Likud volunteers outside a polling place in Ra'anana on Election Day.Credit: Allison Kaplan Sommer

Their absence at polling places across the city was striking, considering that in the previous election round, centrist Kahol Lavan won a decisive victory in the central Israeli suburb, with 46 percent of Ra’anana voters giving their vote to Benny Gantz, compared to the 27 percent who supported Netanyahu.

“It’s kind of boring here,” complained Elia Gadish, 20, manning the booth for Religious Zionism, headed by Bezalel Smotrich. “There’s no one here from the left to argue with. The closest I got was when someone passing by pointed at me and said to his son, ‘look at the homophobe.’”

Beside him, at the Yamina booth plastered with Bennett’s image, stood Netanel Silverman, 17, a yeshiva high school student who was handing out flyers and stickers. He confessed that if he was old enough to vote, he would be supporting Religious Zionism.

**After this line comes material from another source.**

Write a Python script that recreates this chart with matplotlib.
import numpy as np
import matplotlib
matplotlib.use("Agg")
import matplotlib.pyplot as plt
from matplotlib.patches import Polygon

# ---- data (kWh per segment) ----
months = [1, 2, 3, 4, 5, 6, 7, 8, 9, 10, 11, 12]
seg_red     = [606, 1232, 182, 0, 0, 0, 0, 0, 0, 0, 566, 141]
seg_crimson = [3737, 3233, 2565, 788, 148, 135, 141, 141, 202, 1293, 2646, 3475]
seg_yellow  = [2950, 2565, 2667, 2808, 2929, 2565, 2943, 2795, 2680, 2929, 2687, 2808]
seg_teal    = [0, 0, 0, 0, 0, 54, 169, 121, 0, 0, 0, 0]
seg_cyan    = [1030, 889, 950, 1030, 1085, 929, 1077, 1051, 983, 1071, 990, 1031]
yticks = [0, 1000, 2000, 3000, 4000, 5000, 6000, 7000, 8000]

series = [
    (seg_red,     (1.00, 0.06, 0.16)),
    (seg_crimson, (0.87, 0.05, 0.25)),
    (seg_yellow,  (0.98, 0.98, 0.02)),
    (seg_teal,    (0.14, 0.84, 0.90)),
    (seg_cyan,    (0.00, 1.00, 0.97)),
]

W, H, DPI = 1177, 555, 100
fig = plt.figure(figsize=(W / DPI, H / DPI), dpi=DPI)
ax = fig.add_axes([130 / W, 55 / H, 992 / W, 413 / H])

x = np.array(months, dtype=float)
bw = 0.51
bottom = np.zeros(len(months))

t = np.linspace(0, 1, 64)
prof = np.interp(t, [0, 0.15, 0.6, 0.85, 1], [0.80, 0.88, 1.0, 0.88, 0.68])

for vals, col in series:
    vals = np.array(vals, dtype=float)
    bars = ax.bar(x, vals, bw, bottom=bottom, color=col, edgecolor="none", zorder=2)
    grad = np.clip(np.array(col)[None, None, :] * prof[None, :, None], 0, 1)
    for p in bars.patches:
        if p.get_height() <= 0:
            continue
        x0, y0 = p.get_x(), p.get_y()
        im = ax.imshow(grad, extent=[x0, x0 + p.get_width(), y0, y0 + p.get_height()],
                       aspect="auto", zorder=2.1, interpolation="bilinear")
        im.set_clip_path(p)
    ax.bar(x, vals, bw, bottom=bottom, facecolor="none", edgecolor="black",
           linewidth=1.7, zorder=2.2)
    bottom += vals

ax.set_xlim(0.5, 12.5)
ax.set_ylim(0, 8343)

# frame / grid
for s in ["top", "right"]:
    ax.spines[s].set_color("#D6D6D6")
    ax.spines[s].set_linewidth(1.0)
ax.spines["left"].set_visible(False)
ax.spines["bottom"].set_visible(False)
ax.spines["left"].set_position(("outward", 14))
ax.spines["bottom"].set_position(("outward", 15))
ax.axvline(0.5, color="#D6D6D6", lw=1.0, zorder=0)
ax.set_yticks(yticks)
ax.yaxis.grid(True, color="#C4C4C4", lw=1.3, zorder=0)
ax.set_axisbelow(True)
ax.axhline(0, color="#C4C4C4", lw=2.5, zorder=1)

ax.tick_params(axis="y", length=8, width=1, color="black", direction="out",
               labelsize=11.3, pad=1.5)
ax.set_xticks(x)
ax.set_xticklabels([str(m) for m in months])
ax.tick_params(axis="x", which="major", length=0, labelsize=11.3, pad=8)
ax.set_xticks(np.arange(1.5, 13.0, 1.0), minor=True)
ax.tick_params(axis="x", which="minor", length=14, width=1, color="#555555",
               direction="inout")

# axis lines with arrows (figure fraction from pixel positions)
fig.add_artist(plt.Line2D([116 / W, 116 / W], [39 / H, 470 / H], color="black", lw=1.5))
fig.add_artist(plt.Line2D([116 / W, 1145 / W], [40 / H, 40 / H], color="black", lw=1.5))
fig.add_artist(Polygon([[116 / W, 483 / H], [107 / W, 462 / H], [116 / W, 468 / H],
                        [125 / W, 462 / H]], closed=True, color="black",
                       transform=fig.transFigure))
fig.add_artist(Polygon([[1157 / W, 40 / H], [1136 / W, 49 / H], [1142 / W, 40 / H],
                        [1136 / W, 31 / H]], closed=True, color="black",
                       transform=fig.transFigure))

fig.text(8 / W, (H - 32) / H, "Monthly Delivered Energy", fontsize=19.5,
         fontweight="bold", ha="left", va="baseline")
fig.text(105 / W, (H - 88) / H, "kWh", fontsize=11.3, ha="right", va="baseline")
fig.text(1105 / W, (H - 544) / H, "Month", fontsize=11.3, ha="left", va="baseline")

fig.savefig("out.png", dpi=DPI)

“All of my friends like Smotrich. He has real values: Shabbat, normal and appropriate family life. I think he’s the best candidate. What’s important is that people vote right-wing and religious. And around here, it looks like that is what they are doing. People understand that the right-wing religious camp knows the truth. Bibi is the only one who knows how to do the job of prime minister, and he will do it even better with religious ministers at his side,” he said, referring to Netanyahu by his nickname.

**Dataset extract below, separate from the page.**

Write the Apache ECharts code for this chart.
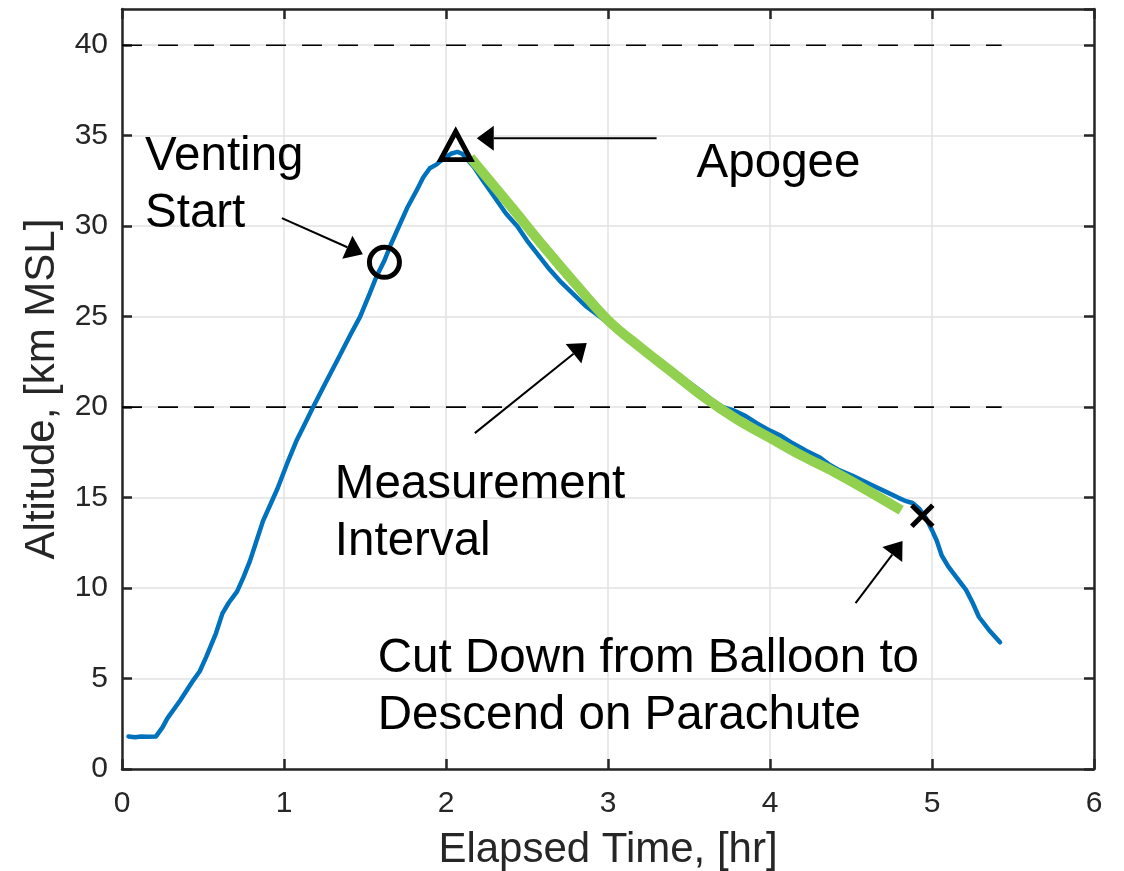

Silverman said he thought Bennett had made a strategic error by presenting himself as an alternative to Netanyahu instead of clearly declaring his support.

Naftali Bennett arrives at a polling station in Ra'anana on Election Day.Credit: Hadas Parush

The Bennett-Netanyahu battle played out four days earlier in the neighborhood: Friday morning activity ground to a halt and streets were blocked off as police and security teams prepared for a surprise visit Netanyahu reportedly intended to make to Bennett’s home.

The plan was for the prime minister to pressure Bennett into officially endorsing him, a move that the latter described as “trolling.” Netanyahu ultimately didn’t show up after he said it was clear that Bennett “wasn’t interested.”

The disruption caused by the drama didn’t seem to bother the volunteers at the Likud booth at Ariel Elementary, who were handing out chocolates printed with pro-Netanyahu slogans and bags declaring that “only Likud can bring a full-fledged right-wing government.”

One volunteer, Gidon Yadai, 62, admitted that even the most dedicated Netanyahu supporters had become tired of repeat elections as they tried for the fourth time to provide the decisive victory their leader wanted.

“Enough, already,” he said. “I really hope this is the last one, that people realize that Bibi is the king of Israel.”

A few blocks away, at a different neighborhood school, there was still no sign of Yair Lapid’s Yesh Atid or Merav Michaeli’s Labor, but the stretch of campaign booths included one from the left-wing Meretz party.

Merav Meir, 48, the head of Meretz in Ra’anana, said that she and two young volunteers had only arrived at noon. “Nobody from our camp was here until we showed up,” she said.

It was a sign, she said, that Ra’anana had changed in recent years: “Our city still has a secular majority, but a lot of religious people have moved here, including a lot of immigrants from France. That is really influencing things and it’s the reason we need to keep fighting.”